Sunday, November 30, 2008

trends and the like



i should be writing a paper right now. ive never been much for trends. i follow them mostly, just so im not weird... nice try. really though, i do like to fit in. i see the trends, as im sure we all do, right before we subscribe to them. it kind of makes it better, i guess, if we choose to follow them because we like them.

i suppose that doesn't have any relevence besides that it makes me feel silly sometimes, subscribing to the trends. sometimes i resent them eventually, but sometimes i find myself in them. i say all of it to say, ive had a really hard time accepting the cliches in church lately. not even the bad ones, you know, the ones that it's cool to make fun of right now. the tradition. im having a hard time accepting the new stuff. i loved it at first. i guess im finding myself in it now... which isnt much in it at all.
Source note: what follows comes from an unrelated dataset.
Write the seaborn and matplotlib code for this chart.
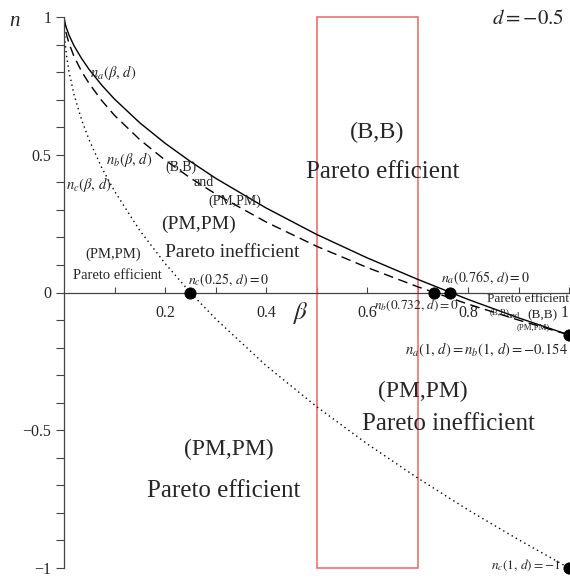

so, its cool to be broken before God and people, to pour yourself out for them. that's great. i do really like that idea. the more i think about it though, im not broken. in fact, i do a good job holding myself together. i dont mean the songs i sing, and i hardley believe what im doing means anything at all. so one of those songs got me tonight, the ones i dont mean, while i sat in the dim cobalt light. i dont know its name. the lyrics go: "you are the hope to the hopeless and broken". thats it really. the rest of the song is beautiful, but that part spoke tonight.

im quite broken, actually. lots of things have contributed. i dont like the idea of being broken because its cool right now. i dont want to choose this one. its too overused at the moment. ive done everything in my power to look put together. ive made my plans, and i know every possible outcome... nice try. my whole future is to avoid the apperence of not really having any idea whats going on. you can put a broken vase back together. a stained glass window is nothing more than borken glass in lead. mosaics, well, i wont even start. they all make something quite nice in the end.

it boils down to this. i sat there tonight, completely overwhelmed. i thought about myself and how my life is a mess. then i felt like my soul wasnt a mosaic or stained glass at all. i felt like my soul was something more like ash, blown everywhere by the wind. how can you possibly make something beautiful from dust? my soul is dust, everywhere. great. i cant glue the mess back together. theres no morter for my mosaic or lead for my stained glass. the ash of my very being has been blown to the ends of the earth by the changing season. in the dim cobalt i think God spoke into my wind blown soul. an infinate God sat right beside me and whispered that i didnt have to find, and couldnt possibly collect, the pieces of my broken soul... but he would do it for me. it was one of the moments i wrote about a few weeks ago. the ones that happen when im not trying to make them.

i have it together, kind of. i feel sort of peaceful about the plans ive made. they're pretty large in the scop of my story, but the other mess isn't as big a deal. not after tonight, at least. im going to do the best i can. im pretty confident that God is going to put the rest of me together. i think in the end ill make something quite nice. i think, in the end, God is making something quite nice out of all our mess.